Protesters opposed to the Ultra Low Emission Zone (Ulez) expansion, who call themselves Blade Runners, are believed to be responsible for vandalising the enforcement cameras installed by Transport for London (TfL).
As 2,750 cameras were erected in the new areas that the zone will cover, 288 crimes were recorded against Ulez cameras, with 164 being stolen and 185 cases of cables being damaged as of August 1.
Several offences can be linked to one camera, such as a cable being cut and then the camera being stolen.
Police launched an operation in April after receiving reports of theft and damage to the cameras and purported videos of the vandalism surfaced online on social media platforms.
“These are clearly unacceptable acts of criminality and we have a team of officers investigating and identifying those responsible,” Cmdr Owain Richards.
“We are providing a proportionate policing response, balancing these incidents against the wide range of operational demand and crime we must respond to across London.
“We are working closely with TfL and, alongside our investigation into offences already committed, we are supporting them identify new ways to prevent further cameras from being damaged or stolen.
“We are continually reviewing where we need to focus our efforts and we will continue to do that over the coming weeks to ensure we are providing the service Londoners expect from us.”
Police released a photo of a man they want to trace in connection with four camera offences in Hillingdon, Harrow and Uxbridge on June 17.

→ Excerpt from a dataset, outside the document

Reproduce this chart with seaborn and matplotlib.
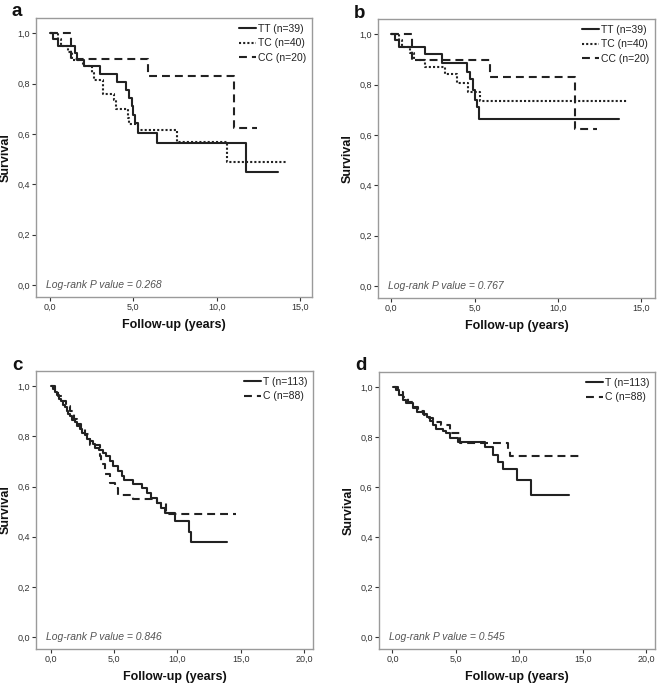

Images also emerged this week of Ulez cameras and their wires being given extra protection, including through the use of black metal boxes.
The Ulez expansion is controversial in those areas of London where it is expanding into – mostly because of its daily cost when the country is also tackling rampant inflation that has caused the price of staples to rocket.
Ulez charges the drivers of the most polluting vehicles and is an expansion of a system that started in central London and was first extended to some inner boroughs.
The next expansion, planned for August 29, has been championed by London Mayor Sadiq Khan as essential to bring down deaths linked to air pollution and combat climate change.
Critics say its £12.50 ($16) daily charge for drivers of the most polluting vehicles is unfair on thousands of motorists during a cost-of-living crisis.
The crimes underscore the polarising nature of the Ulez debate in London. Last month, a legal challenge from five local authorities failed to stop it going ahead.
It was also blamed for a narrow by-election defeat in outer London last month for the opposition Labour Party.
Labour was expected to take the seat in what would have been a sign of the ruling party’s unpopularity but its candidate ran on the local Ulez issue.
Mayor Khan has announced £50 million in additional funding to extend a Ulez car scrappage programme to all drivers.
TfL says nine out of 10 cars seen driving in outer London on an average day comply with the Ulez standards.
Figures obtained by the RAC show more than 690,000 licensed cars in the whole of London will probably be non-compliant.